Task input »

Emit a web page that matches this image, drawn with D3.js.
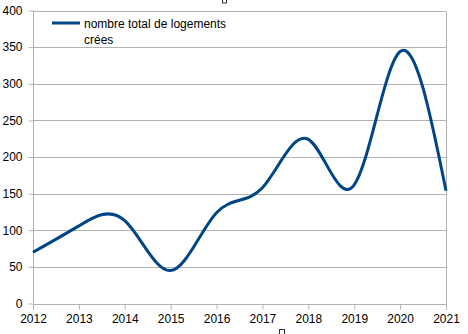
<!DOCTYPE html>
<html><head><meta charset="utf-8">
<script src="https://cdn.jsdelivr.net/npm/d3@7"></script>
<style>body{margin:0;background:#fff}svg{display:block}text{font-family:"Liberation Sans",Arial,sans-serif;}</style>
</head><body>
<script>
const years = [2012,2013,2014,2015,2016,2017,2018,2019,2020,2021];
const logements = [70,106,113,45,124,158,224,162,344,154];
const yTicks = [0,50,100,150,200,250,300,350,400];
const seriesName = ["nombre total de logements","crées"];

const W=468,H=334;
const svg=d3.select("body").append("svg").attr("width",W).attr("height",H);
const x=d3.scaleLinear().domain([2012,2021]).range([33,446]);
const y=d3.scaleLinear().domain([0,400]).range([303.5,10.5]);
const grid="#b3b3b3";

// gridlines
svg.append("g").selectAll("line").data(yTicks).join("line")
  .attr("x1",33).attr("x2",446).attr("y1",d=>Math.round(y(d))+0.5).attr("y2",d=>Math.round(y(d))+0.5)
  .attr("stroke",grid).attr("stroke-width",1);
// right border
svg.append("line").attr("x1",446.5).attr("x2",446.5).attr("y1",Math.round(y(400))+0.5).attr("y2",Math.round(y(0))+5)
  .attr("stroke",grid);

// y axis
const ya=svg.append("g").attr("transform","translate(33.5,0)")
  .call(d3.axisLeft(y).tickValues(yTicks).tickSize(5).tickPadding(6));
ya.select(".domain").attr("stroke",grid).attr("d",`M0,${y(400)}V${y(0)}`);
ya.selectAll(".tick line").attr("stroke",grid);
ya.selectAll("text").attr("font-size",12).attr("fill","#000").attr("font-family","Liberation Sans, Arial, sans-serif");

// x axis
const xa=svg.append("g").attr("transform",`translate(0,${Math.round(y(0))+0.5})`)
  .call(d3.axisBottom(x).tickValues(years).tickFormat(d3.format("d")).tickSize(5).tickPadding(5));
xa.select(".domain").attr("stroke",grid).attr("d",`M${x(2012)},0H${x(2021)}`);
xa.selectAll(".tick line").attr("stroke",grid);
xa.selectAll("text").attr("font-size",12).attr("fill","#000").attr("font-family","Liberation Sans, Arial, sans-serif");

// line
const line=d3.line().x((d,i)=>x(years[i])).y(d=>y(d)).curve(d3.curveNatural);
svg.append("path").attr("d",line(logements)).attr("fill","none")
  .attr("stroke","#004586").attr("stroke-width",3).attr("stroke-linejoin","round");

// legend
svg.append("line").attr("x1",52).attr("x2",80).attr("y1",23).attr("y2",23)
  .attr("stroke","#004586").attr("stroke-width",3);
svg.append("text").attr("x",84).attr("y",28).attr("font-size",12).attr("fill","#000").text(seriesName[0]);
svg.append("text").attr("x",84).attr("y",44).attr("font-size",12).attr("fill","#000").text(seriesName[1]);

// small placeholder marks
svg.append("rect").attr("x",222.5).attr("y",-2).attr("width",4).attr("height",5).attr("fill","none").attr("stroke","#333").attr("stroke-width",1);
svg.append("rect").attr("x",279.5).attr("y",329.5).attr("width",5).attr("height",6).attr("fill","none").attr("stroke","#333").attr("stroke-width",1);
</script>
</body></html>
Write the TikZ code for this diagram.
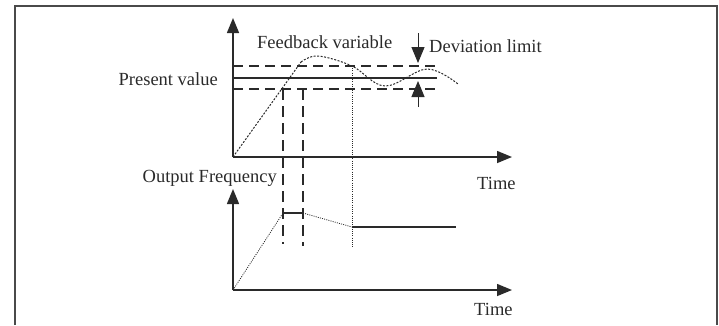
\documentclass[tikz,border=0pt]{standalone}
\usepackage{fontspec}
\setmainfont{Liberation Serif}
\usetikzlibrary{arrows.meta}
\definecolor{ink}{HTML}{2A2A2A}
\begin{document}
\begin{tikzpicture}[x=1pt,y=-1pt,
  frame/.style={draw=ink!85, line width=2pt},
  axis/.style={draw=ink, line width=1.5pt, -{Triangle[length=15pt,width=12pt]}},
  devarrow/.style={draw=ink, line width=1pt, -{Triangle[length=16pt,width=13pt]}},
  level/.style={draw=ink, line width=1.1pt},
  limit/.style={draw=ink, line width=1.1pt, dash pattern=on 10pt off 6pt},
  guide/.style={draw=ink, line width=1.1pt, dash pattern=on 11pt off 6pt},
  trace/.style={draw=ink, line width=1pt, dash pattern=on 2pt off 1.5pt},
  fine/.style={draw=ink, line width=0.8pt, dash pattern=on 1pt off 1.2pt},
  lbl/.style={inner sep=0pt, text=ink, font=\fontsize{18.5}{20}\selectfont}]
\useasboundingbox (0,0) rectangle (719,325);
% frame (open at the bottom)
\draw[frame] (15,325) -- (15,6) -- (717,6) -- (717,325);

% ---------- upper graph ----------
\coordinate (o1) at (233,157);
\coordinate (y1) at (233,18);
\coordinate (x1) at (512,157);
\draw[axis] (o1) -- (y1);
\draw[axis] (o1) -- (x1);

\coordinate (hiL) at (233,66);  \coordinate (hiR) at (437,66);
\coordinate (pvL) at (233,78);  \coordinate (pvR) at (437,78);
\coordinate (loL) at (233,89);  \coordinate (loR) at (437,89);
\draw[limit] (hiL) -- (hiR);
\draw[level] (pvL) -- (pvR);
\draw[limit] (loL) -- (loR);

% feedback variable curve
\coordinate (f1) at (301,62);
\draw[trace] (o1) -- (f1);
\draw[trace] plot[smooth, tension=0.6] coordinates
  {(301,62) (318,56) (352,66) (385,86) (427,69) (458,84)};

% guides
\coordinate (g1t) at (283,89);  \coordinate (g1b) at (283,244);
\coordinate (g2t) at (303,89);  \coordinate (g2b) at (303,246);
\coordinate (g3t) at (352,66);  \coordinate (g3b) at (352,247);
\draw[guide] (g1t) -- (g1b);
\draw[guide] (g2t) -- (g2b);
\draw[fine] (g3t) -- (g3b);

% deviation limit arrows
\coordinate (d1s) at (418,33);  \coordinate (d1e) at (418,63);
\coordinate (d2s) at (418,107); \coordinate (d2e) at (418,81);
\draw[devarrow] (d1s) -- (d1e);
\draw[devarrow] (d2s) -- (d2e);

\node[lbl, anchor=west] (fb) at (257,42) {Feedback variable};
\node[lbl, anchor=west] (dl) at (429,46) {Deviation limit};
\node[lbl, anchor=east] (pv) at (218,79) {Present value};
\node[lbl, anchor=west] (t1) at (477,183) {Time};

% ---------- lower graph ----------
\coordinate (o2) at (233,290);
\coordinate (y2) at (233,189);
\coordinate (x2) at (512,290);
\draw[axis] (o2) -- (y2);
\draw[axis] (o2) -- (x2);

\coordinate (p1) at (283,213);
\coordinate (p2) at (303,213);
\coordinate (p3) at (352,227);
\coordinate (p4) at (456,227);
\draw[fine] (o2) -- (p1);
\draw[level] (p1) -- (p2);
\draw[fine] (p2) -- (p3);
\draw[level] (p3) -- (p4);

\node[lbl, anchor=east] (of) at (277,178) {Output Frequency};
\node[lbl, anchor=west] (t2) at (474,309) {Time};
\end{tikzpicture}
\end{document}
--
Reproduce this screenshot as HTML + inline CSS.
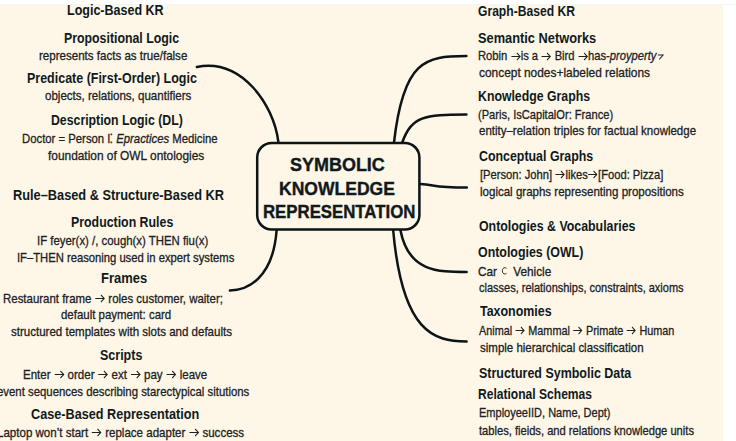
...
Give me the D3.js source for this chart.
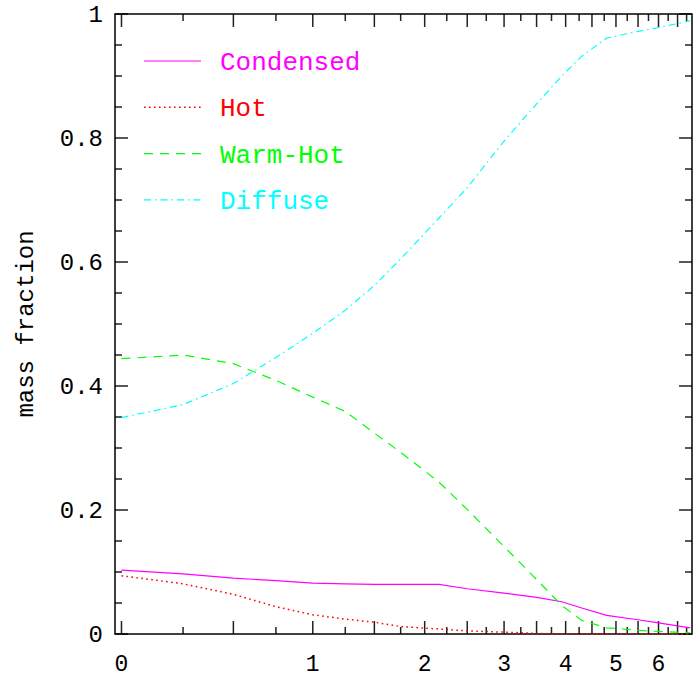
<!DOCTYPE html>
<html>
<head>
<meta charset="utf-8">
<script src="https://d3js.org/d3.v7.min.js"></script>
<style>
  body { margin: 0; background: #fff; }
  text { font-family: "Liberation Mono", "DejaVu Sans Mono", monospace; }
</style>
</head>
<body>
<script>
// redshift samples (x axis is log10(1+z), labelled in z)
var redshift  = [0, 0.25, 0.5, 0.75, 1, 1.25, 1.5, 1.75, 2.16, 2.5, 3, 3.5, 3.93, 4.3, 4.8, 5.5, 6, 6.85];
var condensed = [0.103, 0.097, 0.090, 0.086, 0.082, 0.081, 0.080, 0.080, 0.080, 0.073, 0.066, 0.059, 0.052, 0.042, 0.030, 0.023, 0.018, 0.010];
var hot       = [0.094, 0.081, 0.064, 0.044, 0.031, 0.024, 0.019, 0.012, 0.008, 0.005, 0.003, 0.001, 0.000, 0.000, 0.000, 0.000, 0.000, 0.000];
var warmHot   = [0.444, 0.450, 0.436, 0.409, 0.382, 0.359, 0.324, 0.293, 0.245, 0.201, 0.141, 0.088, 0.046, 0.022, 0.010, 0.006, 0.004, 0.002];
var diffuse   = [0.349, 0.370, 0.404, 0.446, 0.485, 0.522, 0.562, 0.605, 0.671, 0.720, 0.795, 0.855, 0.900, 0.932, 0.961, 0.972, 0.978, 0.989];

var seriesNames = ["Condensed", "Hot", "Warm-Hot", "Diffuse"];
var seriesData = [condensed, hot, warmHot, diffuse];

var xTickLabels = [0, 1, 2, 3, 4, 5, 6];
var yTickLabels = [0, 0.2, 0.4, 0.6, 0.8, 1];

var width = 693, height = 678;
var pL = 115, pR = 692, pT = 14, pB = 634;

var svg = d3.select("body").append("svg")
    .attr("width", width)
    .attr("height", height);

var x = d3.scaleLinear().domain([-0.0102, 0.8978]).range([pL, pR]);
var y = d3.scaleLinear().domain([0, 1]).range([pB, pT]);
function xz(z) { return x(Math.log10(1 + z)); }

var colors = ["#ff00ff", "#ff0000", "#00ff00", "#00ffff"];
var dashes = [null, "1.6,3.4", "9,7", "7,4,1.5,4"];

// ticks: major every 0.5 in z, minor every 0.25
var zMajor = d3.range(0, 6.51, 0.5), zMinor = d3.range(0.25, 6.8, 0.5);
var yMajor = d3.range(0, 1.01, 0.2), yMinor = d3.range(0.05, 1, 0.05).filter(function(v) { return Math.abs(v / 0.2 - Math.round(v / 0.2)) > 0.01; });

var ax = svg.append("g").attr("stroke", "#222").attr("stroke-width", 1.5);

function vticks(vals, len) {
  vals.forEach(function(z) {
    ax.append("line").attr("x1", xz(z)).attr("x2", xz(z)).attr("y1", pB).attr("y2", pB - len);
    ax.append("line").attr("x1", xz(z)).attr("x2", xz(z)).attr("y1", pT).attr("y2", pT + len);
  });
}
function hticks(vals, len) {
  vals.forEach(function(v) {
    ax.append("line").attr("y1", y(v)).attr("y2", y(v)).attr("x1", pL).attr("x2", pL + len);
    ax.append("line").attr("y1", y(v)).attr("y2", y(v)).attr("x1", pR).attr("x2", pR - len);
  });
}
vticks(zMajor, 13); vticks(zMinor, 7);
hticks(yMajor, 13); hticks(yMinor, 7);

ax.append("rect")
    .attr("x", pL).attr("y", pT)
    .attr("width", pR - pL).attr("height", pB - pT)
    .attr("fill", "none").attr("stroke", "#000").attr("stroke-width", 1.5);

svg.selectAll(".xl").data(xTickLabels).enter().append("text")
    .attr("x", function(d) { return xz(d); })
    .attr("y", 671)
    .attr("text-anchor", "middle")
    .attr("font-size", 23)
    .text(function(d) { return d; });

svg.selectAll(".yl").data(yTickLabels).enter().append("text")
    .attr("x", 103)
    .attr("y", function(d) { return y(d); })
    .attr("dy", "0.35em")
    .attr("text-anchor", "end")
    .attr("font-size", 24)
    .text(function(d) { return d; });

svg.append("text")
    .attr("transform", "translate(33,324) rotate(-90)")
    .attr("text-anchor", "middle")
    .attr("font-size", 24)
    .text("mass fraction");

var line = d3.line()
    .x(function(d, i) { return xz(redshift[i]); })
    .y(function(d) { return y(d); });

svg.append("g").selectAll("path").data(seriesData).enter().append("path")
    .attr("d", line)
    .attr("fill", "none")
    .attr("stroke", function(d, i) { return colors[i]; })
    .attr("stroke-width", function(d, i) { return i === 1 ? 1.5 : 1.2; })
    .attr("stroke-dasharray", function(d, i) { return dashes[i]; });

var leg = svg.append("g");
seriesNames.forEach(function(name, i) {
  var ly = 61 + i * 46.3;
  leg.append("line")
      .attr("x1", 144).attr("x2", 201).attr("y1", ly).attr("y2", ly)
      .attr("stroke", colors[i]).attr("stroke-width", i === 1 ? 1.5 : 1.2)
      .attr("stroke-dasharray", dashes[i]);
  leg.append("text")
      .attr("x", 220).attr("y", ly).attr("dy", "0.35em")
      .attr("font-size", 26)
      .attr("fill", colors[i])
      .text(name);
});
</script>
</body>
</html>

What to do » Give only the number of lines in the entries above that hold the string "this".

Response to the task » 4